-- Begin Data records --

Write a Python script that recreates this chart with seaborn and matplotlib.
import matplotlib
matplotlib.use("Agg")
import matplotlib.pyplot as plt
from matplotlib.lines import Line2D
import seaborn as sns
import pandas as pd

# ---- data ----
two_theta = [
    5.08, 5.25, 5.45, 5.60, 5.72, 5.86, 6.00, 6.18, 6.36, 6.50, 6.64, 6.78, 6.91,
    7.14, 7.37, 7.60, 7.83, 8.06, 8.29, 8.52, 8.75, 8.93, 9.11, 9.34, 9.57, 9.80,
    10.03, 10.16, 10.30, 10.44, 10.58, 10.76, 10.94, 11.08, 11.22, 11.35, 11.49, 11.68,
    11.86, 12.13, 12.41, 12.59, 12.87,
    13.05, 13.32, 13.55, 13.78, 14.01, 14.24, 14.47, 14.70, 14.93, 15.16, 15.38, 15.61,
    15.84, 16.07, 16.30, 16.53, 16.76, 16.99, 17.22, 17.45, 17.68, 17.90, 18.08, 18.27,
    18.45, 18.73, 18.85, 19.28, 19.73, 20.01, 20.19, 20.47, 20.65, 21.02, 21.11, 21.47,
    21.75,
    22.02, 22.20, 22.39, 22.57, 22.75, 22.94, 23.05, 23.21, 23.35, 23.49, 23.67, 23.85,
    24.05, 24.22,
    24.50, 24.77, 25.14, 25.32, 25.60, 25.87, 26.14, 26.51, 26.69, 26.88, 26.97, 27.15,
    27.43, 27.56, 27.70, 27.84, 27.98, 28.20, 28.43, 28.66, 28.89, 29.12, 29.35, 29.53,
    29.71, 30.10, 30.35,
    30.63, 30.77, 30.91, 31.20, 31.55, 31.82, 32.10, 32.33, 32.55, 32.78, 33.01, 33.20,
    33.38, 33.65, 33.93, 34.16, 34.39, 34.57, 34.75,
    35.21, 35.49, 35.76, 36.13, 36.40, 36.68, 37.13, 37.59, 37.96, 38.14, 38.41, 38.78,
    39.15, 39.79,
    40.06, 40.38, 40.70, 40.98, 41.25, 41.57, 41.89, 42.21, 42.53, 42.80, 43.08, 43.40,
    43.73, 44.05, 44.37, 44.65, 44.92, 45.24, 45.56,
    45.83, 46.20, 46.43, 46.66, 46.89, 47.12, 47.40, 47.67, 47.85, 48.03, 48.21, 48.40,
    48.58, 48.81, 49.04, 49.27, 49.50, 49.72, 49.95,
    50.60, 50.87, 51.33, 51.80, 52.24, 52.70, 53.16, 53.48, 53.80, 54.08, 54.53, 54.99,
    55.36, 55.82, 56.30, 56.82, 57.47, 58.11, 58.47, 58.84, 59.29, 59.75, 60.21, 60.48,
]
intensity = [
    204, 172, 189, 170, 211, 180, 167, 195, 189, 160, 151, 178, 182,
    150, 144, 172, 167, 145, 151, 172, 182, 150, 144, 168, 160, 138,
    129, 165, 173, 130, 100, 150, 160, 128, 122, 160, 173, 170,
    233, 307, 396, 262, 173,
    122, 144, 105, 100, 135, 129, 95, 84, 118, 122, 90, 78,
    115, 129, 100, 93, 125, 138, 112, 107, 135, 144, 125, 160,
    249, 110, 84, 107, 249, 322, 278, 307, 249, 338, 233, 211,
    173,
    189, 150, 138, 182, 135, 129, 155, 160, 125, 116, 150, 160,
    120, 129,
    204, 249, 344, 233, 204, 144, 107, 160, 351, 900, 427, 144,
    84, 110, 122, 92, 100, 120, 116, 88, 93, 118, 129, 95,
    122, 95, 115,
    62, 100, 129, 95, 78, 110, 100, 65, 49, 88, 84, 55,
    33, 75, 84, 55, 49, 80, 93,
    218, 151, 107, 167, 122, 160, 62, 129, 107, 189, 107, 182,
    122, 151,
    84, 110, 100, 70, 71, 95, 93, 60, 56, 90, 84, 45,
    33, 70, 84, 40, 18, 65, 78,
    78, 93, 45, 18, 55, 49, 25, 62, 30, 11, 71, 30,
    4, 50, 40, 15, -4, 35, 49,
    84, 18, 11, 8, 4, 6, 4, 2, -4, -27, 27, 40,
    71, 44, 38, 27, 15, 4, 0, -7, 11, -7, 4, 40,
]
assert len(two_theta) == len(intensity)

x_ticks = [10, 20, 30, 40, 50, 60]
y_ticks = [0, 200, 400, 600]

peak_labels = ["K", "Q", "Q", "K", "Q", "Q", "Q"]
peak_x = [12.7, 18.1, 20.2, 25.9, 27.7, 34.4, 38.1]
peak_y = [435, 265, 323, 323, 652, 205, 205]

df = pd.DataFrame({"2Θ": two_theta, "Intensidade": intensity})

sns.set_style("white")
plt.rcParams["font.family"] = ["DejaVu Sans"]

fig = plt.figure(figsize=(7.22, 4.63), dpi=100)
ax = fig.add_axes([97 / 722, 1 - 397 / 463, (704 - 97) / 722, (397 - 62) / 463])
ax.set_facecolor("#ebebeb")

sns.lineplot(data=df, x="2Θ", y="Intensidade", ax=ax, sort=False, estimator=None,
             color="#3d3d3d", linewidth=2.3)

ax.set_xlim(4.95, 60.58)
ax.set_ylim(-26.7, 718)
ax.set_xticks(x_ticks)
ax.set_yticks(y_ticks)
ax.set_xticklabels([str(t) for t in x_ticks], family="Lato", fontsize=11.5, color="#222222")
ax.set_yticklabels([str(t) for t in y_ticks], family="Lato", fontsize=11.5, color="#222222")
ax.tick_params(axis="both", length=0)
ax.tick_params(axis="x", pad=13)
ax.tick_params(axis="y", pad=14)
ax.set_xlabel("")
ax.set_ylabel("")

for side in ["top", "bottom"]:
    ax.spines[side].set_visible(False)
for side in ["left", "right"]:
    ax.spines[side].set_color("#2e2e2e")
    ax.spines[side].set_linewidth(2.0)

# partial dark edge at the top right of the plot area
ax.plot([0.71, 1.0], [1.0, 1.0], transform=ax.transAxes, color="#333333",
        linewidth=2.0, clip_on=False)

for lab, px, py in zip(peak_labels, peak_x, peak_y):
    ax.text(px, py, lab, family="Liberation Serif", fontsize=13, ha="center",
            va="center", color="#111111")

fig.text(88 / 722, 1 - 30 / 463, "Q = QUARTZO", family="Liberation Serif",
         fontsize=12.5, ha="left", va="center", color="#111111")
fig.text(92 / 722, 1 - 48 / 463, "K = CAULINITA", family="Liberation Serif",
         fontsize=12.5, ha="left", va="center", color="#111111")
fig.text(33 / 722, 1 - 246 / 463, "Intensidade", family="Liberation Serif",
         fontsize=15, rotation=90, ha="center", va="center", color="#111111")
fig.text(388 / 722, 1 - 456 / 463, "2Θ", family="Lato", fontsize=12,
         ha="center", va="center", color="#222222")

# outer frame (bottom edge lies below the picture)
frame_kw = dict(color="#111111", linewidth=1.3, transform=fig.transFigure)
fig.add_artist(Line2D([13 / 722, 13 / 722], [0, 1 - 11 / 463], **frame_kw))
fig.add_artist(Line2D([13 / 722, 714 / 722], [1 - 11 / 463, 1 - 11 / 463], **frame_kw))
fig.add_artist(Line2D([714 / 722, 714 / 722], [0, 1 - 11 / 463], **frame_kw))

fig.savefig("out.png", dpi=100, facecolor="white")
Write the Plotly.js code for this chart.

-- End Data records --

__Goal__
Copy out the whole listing exactly as written.

__Finished exercise__
Write a Python script that recreates this chart with seaborn and matplotlib.
import matplotlib
matplotlib.use("Agg")
import matplotlib.pyplot as plt
from matplotlib.lines import Line2D
import seaborn as sns
import pandas as pd

# ---- data ----
two_theta = [
    5.08, 5.25, 5.45, 5.60, 5.72, 5.86, 6.00, 6.18, 6.36, 6.50, 6.64, 6.78, 6.91,
    7.14, 7.37, 7.60, 7.83, 8.06, 8.29, 8.52, 8.75, 8.93, 9.11, 9.34, 9.57, 9.80,
    10.03, 10.16, 10.30, 10.44, 10.58, 10.76, 10.94, 11.08, 11.22, 11.35, 11.49, 11.68,
    11.86, 12.13, 12.41, 12.59, 12.87,
    13.05, 13.32, 13.55, 13.78, 14.01, 14.24, 14.47, 14.70, 14.93, 15.16, 15.38, 15.61,
    15.84, 16.07, 16.30, 16.53, 16.76, 16.99, 17.22, 17.45, 17.68, 17.90, 18.08, 18.27,
    18.45, 18.73, 18.85, 19.28, 19.73, 20.01, 20.19, 20.47, 20.65, 21.02, 21.11, 21.47,
    21.75,
    22.02, 22.20, 22.39, 22.57, 22.75, 22.94, 23.05, 23.21, 23.35, 23.49, 23.67, 23.85,
    24.05, 24.22,
    24.50, 24.77, 25.14, 25.32, 25.60, 25.87, 26.14, 26.51, 26.69, 26.88, 26.97, 27.15,
    27.43, 27.56, 27.70, 27.84, 27.98, 28.20, 28.43, 28.66, 28.89, 29.12, 29.35, 29.53,
    29.71, 30.10, 30.35,
    30.63, 30.77, 30.91, 31.20, 31.55, 31.82, 32.10, 32.33, 32.55, 32.78, 33.01, 33.20,
    33.38, 33.65, 33.93, 34.16, 34.39, 34.57, 34.75,
    35.21, 35.49, 35.76, 36.13, 36.40, 36.68, 37.13, 37.59, 37.96, 38.14, 38.41, 38.78,
    39.15, 39.79,
    40.06, 40.38, 40.70, 40.98, 41.25, 41.57, 41.89, 42.21, 42.53, 42.80, 43.08, 43.40,
    43.73, 44.05, 44.37, 44.65, 44.92, 45.24, 45.56,
    45.83, 46.20, 46.43, 46.66, 46.89, 47.12, 47.40, 47.67, 47.85, 48.03, 48.21, 48.40,
    48.58, 48.81, 49.04, 49.27, 49.50, 49.72, 49.95,
    50.60, 50.87, 51.33, 51.80, 52.24, 52.70, 53.16, 53.48, 53.80, 54.08, 54.53, 54.99,
    55.36, 55.82, 56.30, 56.82, 57.47, 58.11, 58.47, 58.84, 59.29, 59.75, 60.21, 60.48,
]
intensity = [
    204, 172, 189, 170, 211, 180, 167, 195, 189, 160, 151, 178, 182,
    150, 144, 172, 167, 145, 151, 172, 182, 150, 144, 168, 160, 138,
    129, 165, 173, 130, 100, 150, 160, 128, 122, 160, 173, 170,
    233, 307, 396, 262, 173,
    122, 144, 105, 100, 135, 129, 95, 84, 118, 122, 90, 78,
    115, 129, 100, 93, 125, 138, 112, 107, 135, 144, 125, 160,
    249, 110, 84, 107, 249, 322, 278, 307, 249, 338, 233, 211,
    173,
    189, 150, 138, 182, 135, 129, 155, 160, 125, 116, 150, 160,
    120, 129,
    204, 249, 344, 233, 204, 144, 107, 160, 351, 900, 427, 144,
    84, 110, 122, 92, 100, 120, 116, 88, 93, 118, 129, 95,
    122, 95, 115,
    62, 100, 129, 95, 78, 110, 100, 65, 49, 88, 84, 55,
    33, 75, 84, 55, 49, 80, 93,
    218, 151, 107, 167, 122, 160, 62, 129, 107, 189, 107, 182,
    122, 151,
    84, 110, 100, 70, 71, 95, 93, 60, 56, 90, 84, 45,
    33, 70, 84, 40, 18, 65, 78,
    78, 93, 45, 18, 55, 49, 25, 62, 30, 11, 71, 30,
    4, 50, 40, 15, -4, 35, 49,
    84, 18, 11, 8, 4, 6, 4, 2, -4, -27, 27, 40,
    71, 44, 38, 27, 15, 4, 0, -7, 11, -7, 4, 40,
]
assert len(two_theta) == len(intensity)

x_ticks = [10, 20, 30, 40, 50, 60]
y_ticks = [0, 200, 400, 600]

peak_labels = ["K", "Q", "Q", "K", "Q", "Q", "Q"]
peak_x = [12.7, 18.1, 20.2, 25.9, 27.7, 34.4, 38.1]
peak_y = [435, 265, 323, 323, 652, 205, 205]

df = pd.DataFrame({"2Θ": two_theta, "Intensidade": intensity})

sns.set_style("white")
plt.rcParams["font.family"] = ["DejaVu Sans"]

fig = plt.figure(figsize=(7.22, 4.63), dpi=100)
ax = fig.add_axes([97 / 722, 1 - 397 / 463, (704 - 97) / 722, (397 - 62) / 463])
ax.set_facecolor("#ebebeb")

sns.lineplot(data=df, x="2Θ", y="Intensidade", ax=ax, sort=False, estimator=None,
             color="#3d3d3d", linewidth=2.3)

ax.set_xlim(4.95, 60.58)
ax.set_ylim(-26.7, 718)
ax.set_xticks(x_ticks)
ax.set_yticks(y_ticks)
ax.set_xticklabels([str(t) for t in x_ticks], family="Lato", fontsize=11.5, color="#222222")
ax.set_yticklabels([str(t) for t in y_ticks], family="Lato", fontsize=11.5, color="#222222")
ax.tick_params(axis="both", length=0)
ax.tick_params(axis="x", pad=13)
ax.tick_params(axis="y", pad=14)
ax.set_xlabel("")
ax.set_ylabel("")

for side in ["top", "bottom"]:
    ax.spines[side].set_visible(False)
for side in ["left", "right"]:
    ax.spines[side].set_color("#2e2e2e")
    ax.spines[side].set_linewidth(2.0)

# partial dark edge at the top right of the plot area
ax.plot([0.71, 1.0], [1.0, 1.0], transform=ax.transAxes, color="#333333",
        linewidth=2.0, clip_on=False)

for lab, px, py in zip(peak_labels, peak_x, peak_y):
    ax.text(px, py, lab, family="Liberation Serif", fontsize=13, ha="center",
            va="center", color="#111111")

fig.text(88 / 722, 1 - 30 / 463, "Q = QUARTZO", family="Liberation Serif",
         fontsize=12.5, ha="left", va="center", color="#111111")
fig.text(92 / 722, 1 - 48 / 463, "K = CAULINITA", family="Liberation Serif",
         fontsize=12.5, ha="left", va="center", color="#111111")
fig.text(33 / 722, 1 - 246 / 463, "Intensidade", family="Liberation Serif",
         fontsize=15, rotation=90, ha="center", va="center", color="#111111")
fig.text(388 / 722, 1 - 456 / 463, "2Θ", family="Lato", fontsize=12,
         ha="center", va="center", color="#222222")

# outer frame (bottom edge lies below the picture)
frame_kw = dict(color="#111111", linewidth=1.3, transform=fig.transFigure)
fig.add_artist(Line2D([13 / 722, 13 / 722], [0, 1 - 11 / 463], **frame_kw))
fig.add_artist(Line2D([13 / 722, 714 / 722], [1 - 11 / 463, 1 - 11 / 463], **frame_kw))
fig.add_artist(Line2D([714 / 722, 714 / 722], [0, 1 - 11 / 463], **frame_kw))

fig.savefig("out.png", dpi=100, facecolor="white")
Write the Plotly.js code for this chart.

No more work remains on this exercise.